Scott also personally (and manually) checks for any problem content — eliminating any inappropriate shares and also weeding out any really tedious shots that just won’t dubble well (he gives the example of an air conditioning unit or an Ikea logo as singles he would kill). “I know this does not scale,” he laughs of the manual checking. But hand-selected, carefully crafted compositions are evidently the team’s answer to smartphone camera noise pollution invading their beloved photography space.
To turn Dubble into something sustainable he admits they will really need to find a subscription model that the hoped for base of engaged users is willing to keep paying for. Another alternative ending could be an exit — though a bespoke photo-blending technology/community (assuming they can indeed kindle one) would require a special kind of buyer, perhaps with related camera pedigree. Certainly they don’t have the sort of hardcore tech IP that can catch the eye of a social giant like Snapchat or Facebook.
And while bespoke photo-blending algorithms might deliver beautiful visuals — reminiscent of experimental film photograph from years gone by — it’s not the kind of tech that typically excites investors, even if Dubble might be able to inspire a portion of today’s hyper engaged social sharers. The fact it has now risen from the app graveyard is a plucky bet by the founders there’s a (second) chance to be had here — but it is just that: a chance.
“There’s still nothing like what we’re doing,” argues Scott. “The idea really is connecting people — trying to basically tell people that it can be fun to take photos. It’s 100 per cent unique, when you’re in the Lab and you’re redubbling away and you’re not sure what’s happening, there’s kind of nothing like that — and then you create stuff that you’re proud of and hopefully going to want to share. And people are doing that.”

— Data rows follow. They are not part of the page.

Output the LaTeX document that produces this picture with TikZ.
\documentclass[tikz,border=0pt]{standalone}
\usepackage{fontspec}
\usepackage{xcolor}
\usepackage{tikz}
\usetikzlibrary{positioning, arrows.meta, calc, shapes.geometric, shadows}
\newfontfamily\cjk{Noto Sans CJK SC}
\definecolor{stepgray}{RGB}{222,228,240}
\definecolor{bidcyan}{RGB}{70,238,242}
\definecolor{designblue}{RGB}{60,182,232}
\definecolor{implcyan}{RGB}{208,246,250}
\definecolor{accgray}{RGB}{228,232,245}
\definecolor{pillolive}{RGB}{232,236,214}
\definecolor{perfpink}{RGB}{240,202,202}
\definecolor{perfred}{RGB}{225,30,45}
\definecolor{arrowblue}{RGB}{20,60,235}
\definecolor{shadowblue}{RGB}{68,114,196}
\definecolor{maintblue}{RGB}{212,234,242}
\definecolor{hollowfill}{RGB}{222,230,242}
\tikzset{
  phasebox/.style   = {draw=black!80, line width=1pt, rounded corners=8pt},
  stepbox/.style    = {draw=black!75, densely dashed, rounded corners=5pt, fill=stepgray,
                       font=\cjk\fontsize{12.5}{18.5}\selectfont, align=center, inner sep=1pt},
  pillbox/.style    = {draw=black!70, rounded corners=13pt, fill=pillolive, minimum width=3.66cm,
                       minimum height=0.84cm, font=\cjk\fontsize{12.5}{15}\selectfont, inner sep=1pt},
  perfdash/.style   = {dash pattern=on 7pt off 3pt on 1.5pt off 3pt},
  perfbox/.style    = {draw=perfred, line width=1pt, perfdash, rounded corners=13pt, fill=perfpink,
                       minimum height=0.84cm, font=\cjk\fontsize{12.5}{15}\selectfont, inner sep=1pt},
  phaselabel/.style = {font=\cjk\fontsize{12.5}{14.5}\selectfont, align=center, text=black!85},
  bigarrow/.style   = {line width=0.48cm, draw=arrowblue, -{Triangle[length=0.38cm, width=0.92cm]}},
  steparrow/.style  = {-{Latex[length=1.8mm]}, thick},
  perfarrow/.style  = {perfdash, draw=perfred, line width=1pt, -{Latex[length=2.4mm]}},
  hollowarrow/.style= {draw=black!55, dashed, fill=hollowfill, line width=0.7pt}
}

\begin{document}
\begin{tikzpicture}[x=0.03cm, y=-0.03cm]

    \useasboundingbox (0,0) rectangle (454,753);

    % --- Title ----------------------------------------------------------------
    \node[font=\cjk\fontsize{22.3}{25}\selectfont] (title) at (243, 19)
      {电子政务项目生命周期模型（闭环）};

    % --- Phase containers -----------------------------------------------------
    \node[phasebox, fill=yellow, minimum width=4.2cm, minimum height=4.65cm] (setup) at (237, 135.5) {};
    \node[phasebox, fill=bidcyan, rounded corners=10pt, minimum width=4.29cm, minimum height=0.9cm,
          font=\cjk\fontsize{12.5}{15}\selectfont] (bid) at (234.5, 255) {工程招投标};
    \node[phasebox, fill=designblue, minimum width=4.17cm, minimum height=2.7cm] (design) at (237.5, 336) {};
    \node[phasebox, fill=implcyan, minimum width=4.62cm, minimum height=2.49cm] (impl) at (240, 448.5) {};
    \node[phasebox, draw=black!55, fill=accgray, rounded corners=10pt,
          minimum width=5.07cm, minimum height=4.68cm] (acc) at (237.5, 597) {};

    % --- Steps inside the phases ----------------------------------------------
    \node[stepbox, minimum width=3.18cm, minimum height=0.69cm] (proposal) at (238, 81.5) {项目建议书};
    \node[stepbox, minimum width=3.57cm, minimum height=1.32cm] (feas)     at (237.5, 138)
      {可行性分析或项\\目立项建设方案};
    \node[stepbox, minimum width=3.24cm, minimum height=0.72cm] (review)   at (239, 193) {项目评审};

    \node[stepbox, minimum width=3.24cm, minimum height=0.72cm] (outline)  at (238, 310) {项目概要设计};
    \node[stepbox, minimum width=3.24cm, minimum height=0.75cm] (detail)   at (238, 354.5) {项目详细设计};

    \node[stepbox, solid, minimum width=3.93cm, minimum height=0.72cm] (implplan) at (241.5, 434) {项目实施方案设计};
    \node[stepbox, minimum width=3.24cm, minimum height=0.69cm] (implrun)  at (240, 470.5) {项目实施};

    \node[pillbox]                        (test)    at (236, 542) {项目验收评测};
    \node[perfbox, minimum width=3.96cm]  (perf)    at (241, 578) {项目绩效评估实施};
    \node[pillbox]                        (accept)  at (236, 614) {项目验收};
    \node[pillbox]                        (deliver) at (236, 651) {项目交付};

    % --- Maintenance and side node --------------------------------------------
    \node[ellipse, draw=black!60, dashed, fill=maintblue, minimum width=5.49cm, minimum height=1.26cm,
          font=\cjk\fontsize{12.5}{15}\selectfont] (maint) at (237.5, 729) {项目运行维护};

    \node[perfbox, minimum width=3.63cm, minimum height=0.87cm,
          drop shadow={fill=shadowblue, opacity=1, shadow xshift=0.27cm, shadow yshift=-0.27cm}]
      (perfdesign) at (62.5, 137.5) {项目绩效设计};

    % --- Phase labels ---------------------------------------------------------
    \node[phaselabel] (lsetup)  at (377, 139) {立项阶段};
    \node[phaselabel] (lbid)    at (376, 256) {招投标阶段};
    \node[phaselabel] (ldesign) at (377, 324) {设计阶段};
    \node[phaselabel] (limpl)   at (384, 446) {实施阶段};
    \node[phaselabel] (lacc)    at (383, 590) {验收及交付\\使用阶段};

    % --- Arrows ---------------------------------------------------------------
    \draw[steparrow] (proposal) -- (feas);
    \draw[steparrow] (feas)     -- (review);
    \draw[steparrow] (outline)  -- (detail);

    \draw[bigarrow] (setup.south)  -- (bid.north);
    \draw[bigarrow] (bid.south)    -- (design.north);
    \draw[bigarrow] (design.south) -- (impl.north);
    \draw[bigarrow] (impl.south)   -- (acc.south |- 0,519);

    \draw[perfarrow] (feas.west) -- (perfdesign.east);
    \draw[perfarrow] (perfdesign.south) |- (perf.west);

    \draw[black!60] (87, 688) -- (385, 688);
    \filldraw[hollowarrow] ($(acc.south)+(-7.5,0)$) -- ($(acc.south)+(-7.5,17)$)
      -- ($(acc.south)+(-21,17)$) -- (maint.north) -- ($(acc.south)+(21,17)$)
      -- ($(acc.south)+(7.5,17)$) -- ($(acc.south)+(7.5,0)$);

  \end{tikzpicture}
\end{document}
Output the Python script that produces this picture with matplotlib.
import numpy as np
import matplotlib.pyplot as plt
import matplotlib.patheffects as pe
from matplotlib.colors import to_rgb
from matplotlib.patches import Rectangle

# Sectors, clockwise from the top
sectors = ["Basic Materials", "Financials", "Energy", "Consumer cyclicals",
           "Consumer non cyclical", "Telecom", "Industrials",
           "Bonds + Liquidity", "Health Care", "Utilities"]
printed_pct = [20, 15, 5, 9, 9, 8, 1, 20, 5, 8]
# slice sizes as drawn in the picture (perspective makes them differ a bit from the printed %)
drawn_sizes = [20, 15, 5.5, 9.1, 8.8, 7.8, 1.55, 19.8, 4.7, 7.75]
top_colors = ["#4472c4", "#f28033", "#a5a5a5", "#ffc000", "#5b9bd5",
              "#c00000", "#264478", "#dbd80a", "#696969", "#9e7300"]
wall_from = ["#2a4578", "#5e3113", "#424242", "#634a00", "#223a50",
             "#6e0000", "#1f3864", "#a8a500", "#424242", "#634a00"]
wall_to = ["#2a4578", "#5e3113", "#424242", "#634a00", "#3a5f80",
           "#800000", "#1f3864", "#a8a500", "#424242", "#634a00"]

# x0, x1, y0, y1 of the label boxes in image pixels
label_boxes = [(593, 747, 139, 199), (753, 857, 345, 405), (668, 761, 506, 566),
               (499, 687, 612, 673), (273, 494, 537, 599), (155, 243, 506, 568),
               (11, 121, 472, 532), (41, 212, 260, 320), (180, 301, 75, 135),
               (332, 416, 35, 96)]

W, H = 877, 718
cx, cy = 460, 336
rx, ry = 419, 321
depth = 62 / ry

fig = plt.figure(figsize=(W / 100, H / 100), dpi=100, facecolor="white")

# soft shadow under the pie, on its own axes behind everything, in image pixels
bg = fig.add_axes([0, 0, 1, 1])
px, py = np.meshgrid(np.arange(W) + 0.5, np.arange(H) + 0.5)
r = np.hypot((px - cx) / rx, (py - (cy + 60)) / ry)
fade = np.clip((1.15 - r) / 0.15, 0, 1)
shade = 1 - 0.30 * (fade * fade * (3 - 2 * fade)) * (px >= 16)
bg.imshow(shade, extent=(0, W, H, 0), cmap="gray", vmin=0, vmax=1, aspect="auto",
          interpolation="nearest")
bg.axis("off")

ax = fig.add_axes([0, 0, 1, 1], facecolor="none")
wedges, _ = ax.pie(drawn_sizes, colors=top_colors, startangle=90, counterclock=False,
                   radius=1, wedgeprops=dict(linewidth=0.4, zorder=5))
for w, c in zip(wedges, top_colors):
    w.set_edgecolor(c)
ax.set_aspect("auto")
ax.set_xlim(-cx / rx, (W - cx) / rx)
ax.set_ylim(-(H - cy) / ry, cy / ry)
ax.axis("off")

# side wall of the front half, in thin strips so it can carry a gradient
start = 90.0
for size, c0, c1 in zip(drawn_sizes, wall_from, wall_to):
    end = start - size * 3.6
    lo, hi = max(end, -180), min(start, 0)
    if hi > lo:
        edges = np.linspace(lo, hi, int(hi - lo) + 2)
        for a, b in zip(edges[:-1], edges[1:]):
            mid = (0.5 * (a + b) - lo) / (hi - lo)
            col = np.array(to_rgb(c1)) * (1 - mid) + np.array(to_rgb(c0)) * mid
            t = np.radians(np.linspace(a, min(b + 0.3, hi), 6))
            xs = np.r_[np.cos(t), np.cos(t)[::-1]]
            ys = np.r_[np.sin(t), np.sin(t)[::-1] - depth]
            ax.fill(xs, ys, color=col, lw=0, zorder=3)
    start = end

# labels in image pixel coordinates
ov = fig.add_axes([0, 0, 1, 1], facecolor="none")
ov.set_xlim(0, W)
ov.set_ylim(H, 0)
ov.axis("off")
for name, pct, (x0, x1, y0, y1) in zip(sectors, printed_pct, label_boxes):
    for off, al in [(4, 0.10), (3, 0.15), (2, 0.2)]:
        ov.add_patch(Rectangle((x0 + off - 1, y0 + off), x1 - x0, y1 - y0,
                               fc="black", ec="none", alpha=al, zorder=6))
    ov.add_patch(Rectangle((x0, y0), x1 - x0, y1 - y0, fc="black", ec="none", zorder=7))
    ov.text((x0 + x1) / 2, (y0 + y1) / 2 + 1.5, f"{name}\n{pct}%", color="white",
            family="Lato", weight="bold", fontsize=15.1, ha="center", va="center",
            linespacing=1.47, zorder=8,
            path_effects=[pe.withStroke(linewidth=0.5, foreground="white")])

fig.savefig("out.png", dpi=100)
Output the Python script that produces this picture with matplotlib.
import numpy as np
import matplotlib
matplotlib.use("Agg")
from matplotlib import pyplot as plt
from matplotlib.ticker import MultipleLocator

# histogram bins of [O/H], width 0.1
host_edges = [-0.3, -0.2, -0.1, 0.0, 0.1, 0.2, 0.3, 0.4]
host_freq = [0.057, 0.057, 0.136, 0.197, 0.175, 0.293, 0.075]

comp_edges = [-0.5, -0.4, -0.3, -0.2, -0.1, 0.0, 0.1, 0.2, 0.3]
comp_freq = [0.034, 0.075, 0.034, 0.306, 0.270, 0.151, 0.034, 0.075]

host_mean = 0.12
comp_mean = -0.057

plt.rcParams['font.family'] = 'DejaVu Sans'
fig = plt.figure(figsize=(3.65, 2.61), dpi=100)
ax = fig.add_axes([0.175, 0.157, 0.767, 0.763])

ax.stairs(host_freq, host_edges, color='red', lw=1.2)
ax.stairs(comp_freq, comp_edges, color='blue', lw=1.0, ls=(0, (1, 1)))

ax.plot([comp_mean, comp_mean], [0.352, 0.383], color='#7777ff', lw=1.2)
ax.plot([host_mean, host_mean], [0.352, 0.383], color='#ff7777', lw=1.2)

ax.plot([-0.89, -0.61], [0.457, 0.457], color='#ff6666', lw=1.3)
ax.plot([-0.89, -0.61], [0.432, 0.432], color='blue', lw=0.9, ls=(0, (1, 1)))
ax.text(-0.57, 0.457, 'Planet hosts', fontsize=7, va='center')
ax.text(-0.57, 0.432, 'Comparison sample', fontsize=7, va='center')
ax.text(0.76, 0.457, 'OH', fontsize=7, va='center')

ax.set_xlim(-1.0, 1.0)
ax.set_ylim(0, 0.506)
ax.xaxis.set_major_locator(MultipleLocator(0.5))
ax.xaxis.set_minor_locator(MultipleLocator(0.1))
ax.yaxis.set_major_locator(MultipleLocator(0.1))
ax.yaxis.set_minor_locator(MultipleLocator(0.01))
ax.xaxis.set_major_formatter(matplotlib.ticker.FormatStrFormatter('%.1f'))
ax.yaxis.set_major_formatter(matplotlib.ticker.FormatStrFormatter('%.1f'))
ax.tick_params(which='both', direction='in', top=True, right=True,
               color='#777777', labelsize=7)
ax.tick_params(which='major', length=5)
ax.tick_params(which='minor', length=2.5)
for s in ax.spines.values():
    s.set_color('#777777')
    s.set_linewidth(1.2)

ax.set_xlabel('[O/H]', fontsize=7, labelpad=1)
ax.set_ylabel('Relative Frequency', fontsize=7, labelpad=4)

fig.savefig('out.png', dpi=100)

“Mixing your own photos is boring,” he continues. “I love receiving dubbles from people, I love seeing what people are doing on there. Some people have standard shots but they just work really well because of the way they have filtered them in other apps or something like that. And I think that edge is interesting. And we do connect people. Because we see them talk to each other once they’ve shared to Instagram or something like that… And we know that they’re following each other on Dubble as well. At this scale we can see it.”
“Our number one goal now is to get it up and running with our three apps that we have enough revenue to really keep operations going, without it costing us any money,” he adds. “And I think we’re going to get there pretty soon.
“And then it’s to grow a good user base of people. What I mean is creative smartphone photographers. Or creative photographers of all kinds. So what we know is that people who are into analogue — and it’s a huge movement — they love what they can create with Dubble, and then you’ve got people who used to be ex-analogue who’ve moved on to things like editing on Snapseed, or VSCO, and they like to spend their time editing photos… These are our people. And there’s plenty of them out there.”
What has Scott learnt over the course of all these years of hard grafting to try and build a photo app business that’s capable of sticking around and sustaining itself? “Be honest about the product,” he says immediately — meaning don’t get too stuck on a particular feature just because you want to build it. Build what your users are telling you they want you to build.
“I can foresee problems now so much better,” he adds. “Listen to the users. We just didn’t do that in v1 at all. Everyone wanted ‘Dubble with me’ — everyone wanted this little boost, they wanted this fast redubble, they didn’t want to get spammed with all the shit dubbles, they wanted good singles. So we listened to our users a lot more for this version.”
Now, with the long hard slog of rebuilding and relaunching Dubble behind them, it just remains for Scott and co to find out whether enough creative photographers will come. Whatever happens, you can’t say they didn’t keep the faith.